If Pastoral Composure was in some ways a rebellious gesture, showing that Shipp can compete in the straight-ahead jazz arena, his most recent album, New Orbit, is something else again. Any attempt to map out a calculated aesthetic strategy will be stymied by this album. Roy Campbell has been replaced on trumpet by Wadada Leo Smith, but the rhythm section of William Parker and Gerald Cleaver returns. Still, though the band is nearly identical to Pastoral Composure 's, the albums could not be more different. Where Pastoral Composure was smooth and relatively easygoing, New Orbit is angular and harsh. Shipp has composed, once again, a series of variations, this time on the "Orbit" theme. The opening cut is the title track, "New Orbit," which is followed throughout the album by "Orbit 2," "3," and "4." Another theme is repeated in "Paradox X" and "Paradox Y." Other cuts bear titles like "Syntax" and "Maze Hint."
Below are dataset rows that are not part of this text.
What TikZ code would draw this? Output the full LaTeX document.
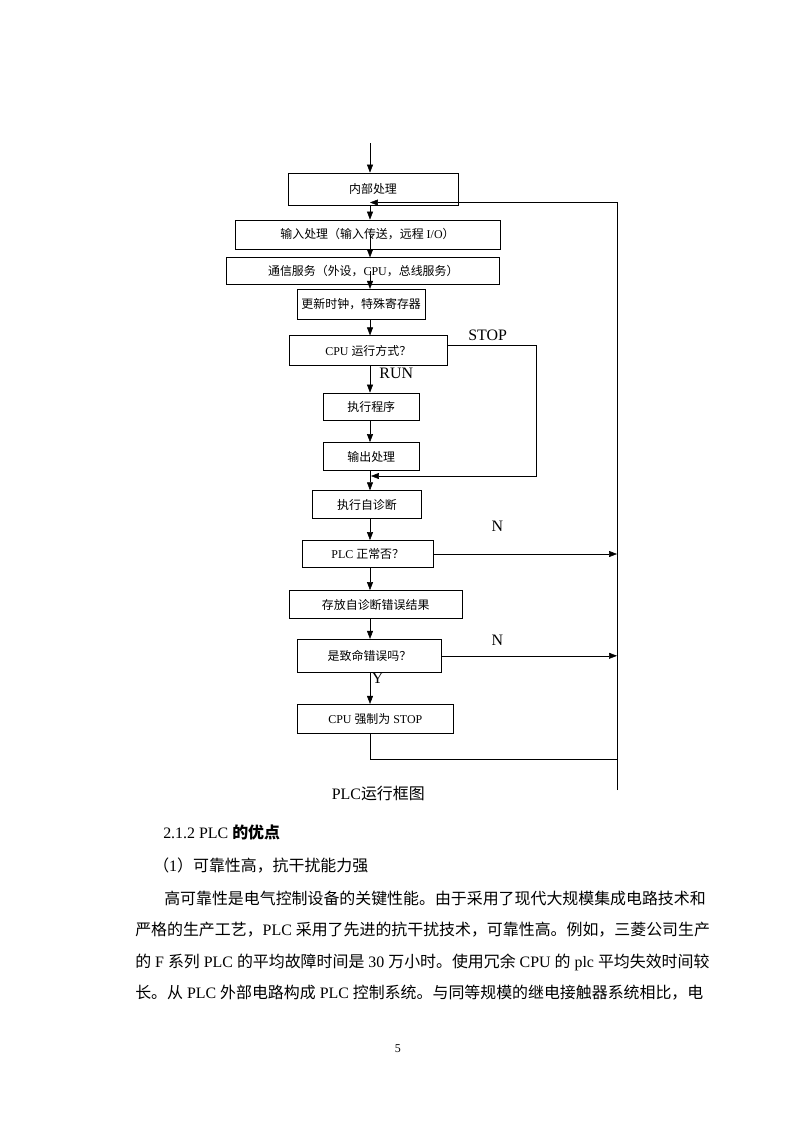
\documentclass[tikz,border=0pt]{standalone}
\usepackage{fontspec}
\setmainfont{Liberation Serif}
\newfontfamily\cn{Noto Sans CJK SC}
\usepackage{tikz}
\usetikzlibrary{arrows.meta,positioning,calc}
\newlength\pu
\setlength\pu{0.26482mm}
\XeTeXlinebreaklocale "zh"
\XeTeXlinebreakskip=0pt plus 3pt

\begin{document}
\begin{tikzpicture}[x=0.26482mm,y=-0.26482mm,>={Triangle[length=6pt,width=4.5pt]},
  box/.style={draw,line width=0.6pt,inner sep=0pt,font=\fontsize{9}{11}\selectfont},
  lbl/.style={inner sep=0pt,font=\fontsize{12}{14}\selectfont},
  body/.style={inner sep=0pt,anchor=base west,font=\fontsize{12}{15}\selectfont},
  jline/.style={body,align=justify}]
  % page
  \useasboundingbox (0,0) rectangle (793,1122);
  \fill[white] (0,0) rectangle (793,1122);
  % helper coordinates: main line, right return line
  \coordinate (spine) at (370,0);
  \coordinate (start) at (370,143);
  \coordinate (stopx) at (536,0);
  \coordinate (merge) at (371,476);
  \coordinate (rtop) at (617,202.5);
  \coordinate (rlow) at (617,759);
  \coordinate (rbot) at (617,790);

  % boxes
  \node[box,minimum width=170\pu,minimum height=32\pu] (nei) at (373,189) {{\cn 内部处理}};
  \node[box,minimum width=265\pu,minimum height=29\pu] (shuru) at (367.5,234.5) {{\cn 输入处理（输入传送，远程} I/O{\cn ）}};
  \node[box,minimum width=273\pu,minimum height=27\pu] (tongxin) at (363.3,271.3) {{\cn 通信服务（外设，}CPU{\cn ，总线服务）}};
  \node[box,minimum width=128\pu,minimum height=30\pu] (gengxin) at (361.2,304.3) {{\cn 更新时钟，特殊寄存器}};
  \node[box,minimum width=158\pu,minimum height=30\pu] (yunxing) at (368.3,350.8) {CPU {\cn 运行方式？}};
  \node[box,minimum width=96\pu,minimum height=27\pu] (zhixing) at (371.3,406.5) {{\cn 执行程序}};
  \node[box,minimum width=96\pu,minimum height=28\pu] (shuchu) at (371.3,456.5) {{\cn 输出处理}};
  \node[box,minimum width=109\pu,minimum height=28\pu] (zizhen) at (367,504.7) {{\cn 执行自诊断}};
  \node[box,minimum width=131\pu,minimum height=27\pu] (zhengchang) at (367.8,554) {PLC {\cn 正常否？}};
  \node[box,minimum width=173\pu,minimum height=28\pu] (cunfang) at (375.7,604.5) {{\cn 存放自诊断错误结果}};
  \node[box,minimum width=144\pu,minimum height=33\pu] (zhiming) at (369.5,655.8) {{\cn 是致命错误吗？}};
  \node[box,minimum width=156\pu,minimum height=29\pu] (qiangzhi) at (375.3,718.8) {CPU {\cn 强制为} STOP};

  % labels
  \node[lbl] (stoplbl) at (487.7,335.3) {STOP};
  \node[lbl] (runlbl) at (396.3,373.5) {RUN};
  \node[lbl] (nlbla) at (497.3,526.7) {N};
  \node[lbl] (nlblb) at (497.3,640) {N};
  \node[lbl] (ylbl) at (377.5,678.5) {Y};
  \node[lbl] (caption) at (378.3,793) {PLC{\cn 运行框图}};

  % main line
  \draw[->] (start) -- (nei.north -| spine);
  \draw[->] (nei.south -| spine) -- (shuru.north -| spine);
  \draw[->] (shuru.center -| spine) -- (tongxin.north -| spine);
  \draw[->] (tongxin.center -| spine) -- (gengxin.north -| spine);
  \foreach \a/\b in {gengxin/yunxing,yunxing/zhixing,zhixing/shuchu,shuchu/zizhen,
                     zizhen/zhengchang,zhengchang/cunfang,cunfang/zhiming,zhiming/qiangzhi}
    \draw[->] (\a.south -| spine) -- (\b.north -| spine);

  % STOP branch
  \draw[->] ($(yunxing.east)+(0,-6)$) -- ($(yunxing.east -| stopx)+(0,-6)$) -- (stopx |- merge) -- (merge);
  % N branches and return line
  \draw[->] (zhengchang.east) -- (zhengchang.east -| rtop);
  \draw[->] (zhiming.east) -- (zhiming.east -| rtop);
  \draw (qiangzhi.south -| spine) |- (rlow);
  \draw[->] (rbot) -- (rtop) -- (rtop -| spine);

  % text below the chart
  \node[body] (sec) at (163,838) {2.1.2 PLC {\cn\bfseries 的优点}};
  \node[body] (item) at (153,871) {{\cn （}1{\cn ）可靠性高，抗干扰能力强}};
  \node[jline,text width=547\pu] (para1) at (164,904)
    {\parfillskip=0pt\cn 高可靠性是电气控制设备的关键性能。由于采用了现代大规模集成电路技术和};
  \node[jline,text width=576\pu] (para2) at (135,935.5)
    {\parfillskip=0pt{\cn 严格的生产工艺，}PLC {\cn 采用了先进的抗干扰技术，可靠性高。例如，三菱公司生产}};
  \node[jline,text width=576\pu] (para3) at (135,967)
    {\parfillskip=0pt{\cn 的} F {\cn 系列} PLC {\cn 的平均故障时间是} 30 {\cn 万小时。使用冗余} CPU {\cn 的} plc {\cn 平均失效时间较}};
  \node[jline,text width=576\pu] (para4) at (135,998.5)
    {\parfillskip=0pt{\cn 长。从} PLC {\cn 外部电路构成} PLC {\cn 控制系统。与同等规模的继电接触器系统相比，电}};
  \node[body,font=\fontsize{9}{11}\selectfont] (pageno) at (394.5,1052) {5};
\end{tikzpicture}
\end{document}
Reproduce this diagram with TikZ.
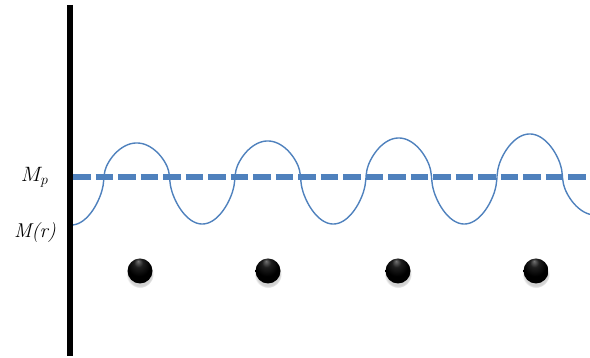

It's immediately apparent that trumpeter Smith has taken the music in a thoroughly different direction. His playing is rawer than Campbell's, relying less on streams of high notes and much more on slow, smeared runs. Behind him, Shipp offers jagged, piecemeal melodies, on "Paradox X" plucking the strings to create a harpsichord-like effect which is beautiful, but extraordinarily bleak. Parker also seems to hold himself back throughout the record. Even his bowed solo version of "Orbit 3" is oddly restrained. Normally, Parker's bowed excursions are his most ecstatic, and free, moments on his instrument. But here, his tone is somber, his notes long and mournful. It's an astonishingly beautiful, almost literally breathtaking performance. "Orbit 3" is followed by "U Feature," the only upbeat track on the record, but it doesn't offer more than a momentary respite from the subdued mood which predominates. If, indeed, Shipp intends to retire from the studio, New Orbit certainly expresses that desire. Despite its optimistic title, the entire album has the feel of a quiet, dignified farewell.